◆ **WHAT NEEDS TO BE DONE**: Repeat each entry word for word. Leave any images out of the copy.

** begin EXERCISE DATA **

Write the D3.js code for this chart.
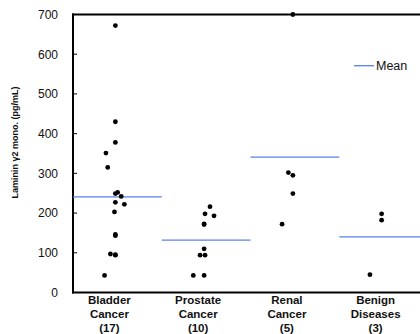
<!DOCTYPE html>
<html>
<head>
<meta charset="utf-8">
<script src="https://cdn.jsdelivr.net/npm/d3@7"></script>
<style>
  html, body { margin: 0; padding: 0; background: #fff; }
  svg { display: block; }
  text { font-family: "Liberation Sans", Arial, Helvetica, sans-serif; }
</style>
</head>
<body>
<script>
// ---- data ----
const categories = ["Bladder Cancer", "Prostate Cancer", "Renal Cancer", "Benign Diseases"];
const categoryLines = [["Bladder", "Cancer", "(17)"], ["Prostate", "Cancer", "(10)"], ["Renal", "Cancer", "(5)"], ["Benign", "Diseases", "(3)"]];
const bladderValues = [672, 430, 378, 351, 315, 252, 249, 242, 227, 222, 203, 146, 143, 97, 95, 94, 43];
const bladderJitter = [0, 0, 0, -2.1, -1.7, 0.5, 0, 1.3, 0, 2.0, -0.2, 0, 0, -1.1, 0, 0, -2.4];
const prostateValues = [216, 198, 193, 173, 171, 110, 94, 94, 43, 43];
const prostateJitter = [1.3, 0.2, 2.2, 0, 0, 0, -0.9, 0.2, -2.4, 0];
const renalValues = [700, 302, 295, 249, 172];
const renalJitter = [0, -1.0, 0, 0, -2.4];
const benignValues = [198, 182, 45];
const benignJitter = [0, 0, -2.6];
const meanValues = [241, 132, 341, 140];
const yTicks = [0, 100, 200, 300, 400, 500, 600, 700];
const yTitle = "Laminin \u03b32 mono. (pg/mL)";
const legendLabel = "Mean";

const seriesValues = [bladderValues, prostateValues, renalValues, benignValues];
const seriesJitter = [bladderJitter, prostateJitter, renalJitter, benignJitter];

// ---- layout ----
const W = 420, H = 334;
const mLeft = 73, mTop = 14.5, mBottom = 292.5, mRight = 428;

const svg = d3.select("body").append("svg").attr("width", W).attr("height", H);

const x = d3.scaleBand().domain(categories).range([mLeft, mRight]).padding(0);
const y = d3.scaleLinear().domain([0, 700]).range([mBottom, mTop]);
const jit = d3.scaleLinear().domain([0, 1]).range([0, 4.5]);

// y axis (inner ticks)
const yAxis = d3.axisLeft(y).tickValues(yTicks).tickSize(0).tickPadding(15);
const gy = svg.append("g").attr("transform", `translate(${mLeft},0)`).call(yAxis);
gy.select(".domain").remove();
gy.selectAll("text").attr("font-size", 12).attr("fill", "#111").attr("font-family", "Liberation Sans, Arial, sans-serif");
svg.append("g").selectAll("line").data(yTicks.filter(d => d > 0 && d < 700)).join("line")
  .attr("x1", mLeft).attr("x2", mLeft + 4)
  .attr("y1", d => y(d)).attr("y2", d => y(d))
  .attr("stroke", "#000").attr("stroke-width", 1);

// frame: left, bottom, top
svg.append("line").attr("x1", mLeft).attr("x2", mLeft).attr("y1", mTop - 1).attr("y2", mBottom + 1)
  .attr("stroke", "#000").attr("stroke-width", 2);
svg.append("line").attr("x1", mLeft - 1).attr("x2", W).attr("y1", mBottom).attr("y2", mBottom)
  .attr("stroke", "#000").attr("stroke-width", 2);
svg.append("line").attr("x1", mLeft - 1).attr("x2", W).attr("y1", mTop).attr("y2", mTop)
  .attr("stroke", "#000").attr("stroke-width", 2);

// mean lines
svg.append("g").selectAll("line").data(categories).join("line")
  .attr("x1", d => x(d)).attr("x2", d => x(d) + x.bandwidth())
  .attr("y1", (d, i) => y(meanValues[i])).attr("y2", (d, i) => y(meanValues[i]))
  .attr("stroke", "#5b80ec").attr("stroke-width", 1.3);

// points
const pts = [];
categories.forEach((c, i) => {
  seriesValues[i].forEach((v, j) => pts.push({ c, v, j: seriesJitter[i][j] }));
});
svg.append("g").selectAll("circle").data(pts).join("circle")
  .attr("cx", d => x(d.c) + x.bandwidth() / 2 - 2 + jit(d.j))
  .attr("cy", d => y(d.v))
  .attr("r", 2.4)
  .attr("fill", "#000");

// category labels
const lab = svg.append("g").selectAll("text").data(categories).join("text")
  .attr("text-anchor", "middle")
  .attr("font-size", 11.5).attr("font-weight", "bold").attr("fill", "#111");
lab.each(function (d, i) {
  const cx = x(d) + x.bandwidth() / 2 - 8;
  d3.select(this).selectAll("tspan").data(categoryLines[i]).join("tspan")
    .attr("x", cx).attr("y", (t, k) => 304 + k * 14).text(t => t);
});

// y title
svg.append("text")
  .attr("transform", `translate(18,142.5) rotate(-90)`)
  .attr("text-anchor", "middle")
  .attr("font-size", 9).attr("font-weight", "bold").attr("fill", "#111")
  .text(yTitle);

// legend
svg.append("line").attr("x1", 354).attr("x2", 374).attr("y1", 65.7).attr("y2", 65.7)
  .attr("stroke", "#5b80ec").attr("stroke-width", 1.3);
svg.append("text").attr("x", 376).attr("y", 65.7).attr("dy", "0.36em")
  .attr("font-size", 12.5).attr("fill", "#111").text(legendLabel);
</script>
</body>
</html>
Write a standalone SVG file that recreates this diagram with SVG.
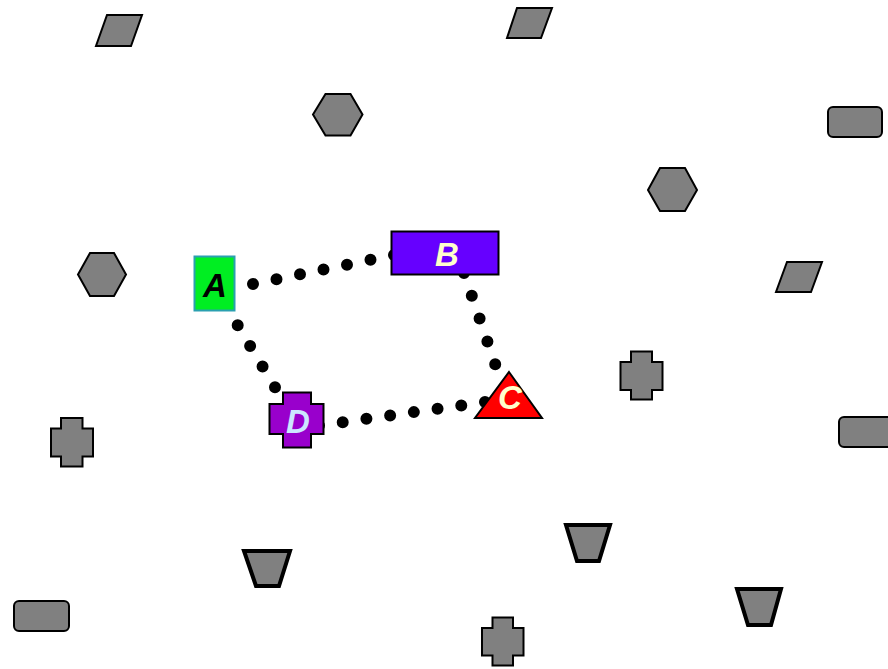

** end EXERCISE DATA **

◆ **RESPONSE TO THE TASK**:
Write the D3.js code for this chart.
<!DOCTYPE html>
<html>
<head>
<meta charset="utf-8">
<script src="https://cdn.jsdelivr.net/npm/d3@7"></script>
<style>
  html, body { margin: 0; padding: 0; background: #fff; }
  svg { display: block; }
  text { font-family: "Liberation Sans", Arial, Helvetica, sans-serif; }
</style>
</head>
<body>
<script>
// ---- data ----
const categories = ["Bladder Cancer", "Prostate Cancer", "Renal Cancer", "Benign Diseases"];
const categoryLines = [["Bladder", "Cancer", "(17)"], ["Prostate", "Cancer", "(10)"], ["Renal", "Cancer", "(5)"], ["Benign", "Diseases", "(3)"]];
const bladderValues = [672, 430, 378, 351, 315, 252, 249, 242, 227, 222, 203, 146, 143, 97, 95, 94, 43];
const bladderJitter = [0, 0, 0, -2.1, -1.7, 0.5, 0, 1.3, 0, 2.0, -0.2, 0, 0, -1.1, 0, 0, -2.4];
const prostateValues = [216, 198, 193, 173, 171, 110, 94, 94, 43, 43];
const prostateJitter = [1.3, 0.2, 2.2, 0, 0, 0, -0.9, 0.2, -2.4, 0];
const renalValues = [700, 302, 295, 249, 172];
const renalJitter = [0, -1.0, 0, 0, -2.4];
const benignValues = [198, 182, 45];
const benignJitter = [0, 0, -2.6];
const meanValues = [241, 132, 341, 140];
const yTicks = [0, 100, 200, 300, 400, 500, 600, 700];
const yTitle = "Laminin \u03b32 mono. (pg/mL)";
const legendLabel = "Mean";

const seriesValues = [bladderValues, prostateValues, renalValues, benignValues];
const seriesJitter = [bladderJitter, prostateJitter, renalJitter, benignJitter];

// ---- layout ----
const W = 420, H = 334;
const mLeft = 73, mTop = 14.5, mBottom = 292.5, mRight = 428;

const svg = d3.select("body").append("svg").attr("width", W).attr("height", H);

const x = d3.scaleBand().domain(categories).range([mLeft, mRight]).padding(0);
const y = d3.scaleLinear().domain([0, 700]).range([mBottom, mTop]);
const jit = d3.scaleLinear().domain([0, 1]).range([0, 4.5]);

// y axis (inner ticks)
const yAxis = d3.axisLeft(y).tickValues(yTicks).tickSize(0).tickPadding(15);
const gy = svg.append("g").attr("transform", `translate(${mLeft},0)`).call(yAxis);
gy.select(".domain").remove();
gy.selectAll("text").attr("font-size", 12).attr("fill", "#111").attr("font-family", "Liberation Sans, Arial, sans-serif");
svg.append("g").selectAll("line").data(yTicks.filter(d => d > 0 && d < 700)).join("line")
  .attr("x1", mLeft).attr("x2", mLeft + 4)
  .attr("y1", d => y(d)).attr("y2", d => y(d))
  .attr("stroke", "#000").attr("stroke-width", 1);

// frame: left, bottom, top
svg.append("line").attr("x1", mLeft).attr("x2", mLeft).attr("y1", mTop - 1).attr("y2", mBottom + 1)
  .attr("stroke", "#000").attr("stroke-width", 2);
svg.append("line").attr("x1", mLeft - 1).attr("x2", W).attr("y1", mBottom).attr("y2", mBottom)
  .attr("stroke", "#000").attr("stroke-width", 2);
svg.append("line").attr("x1", mLeft - 1).attr("x2", W).attr("y1", mTop).attr("y2", mTop)
  .attr("stroke", "#000").attr("stroke-width", 2);

// mean lines
svg.append("g").selectAll("line").data(categories).join("line")
  .attr("x1", d => x(d)).attr("x2", d => x(d) + x.bandwidth())
  .attr("y1", (d, i) => y(meanValues[i])).attr("y2", (d, i) => y(meanValues[i]))
  .attr("stroke", "#5b80ec").attr("stroke-width", 1.3);

// points
const pts = [];
categories.forEach((c, i) => {
  seriesValues[i].forEach((v, j) => pts.push({ c, v, j: seriesJitter[i][j] }));
});
svg.append("g").selectAll("circle").data(pts).join("circle")
  .attr("cx", d => x(d.c) + x.bandwidth() / 2 - 2 + jit(d.j))
  .attr("cy", d => y(d.v))
  .attr("r", 2.4)
  .attr("fill", "#000");

// category labels
const lab = svg.append("g").selectAll("text").data(categories).join("text")
  .attr("text-anchor", "middle")
  .attr("font-size", 11.5).attr("font-weight", "bold").attr("fill", "#111");
lab.each(function (d, i) {
  const cx = x(d) + x.bandwidth() / 2 - 8;
  d3.select(this).selectAll("tspan").data(categoryLines[i]).join("tspan")
    .attr("x", cx).attr("y", (t, k) => 304 + k * 14).text(t => t);
});

// y title
svg.append("text")
  .attr("transform", `translate(18,142.5) rotate(-90)`)
  .attr("text-anchor", "middle")
  .attr("font-size", 9).attr("font-weight", "bold").attr("fill", "#111")
  .text(yTitle);

// legend
svg.append("line").attr("x1", 354).attr("x2", 374).attr("y1", 65.7).attr("y2", 65.7)
  .attr("stroke", "#5b80ec").attr("stroke-width", 1.3);
svg.append("text").attr("x", 376).attr("y", 65.7).attr("dy", "0.36em")
  .attr("font-size", 12.5).attr("fill", "#111").text(legendLabel);
</script>
</body>
</html>
Write a standalone SVG file that recreates this diagram with SVG.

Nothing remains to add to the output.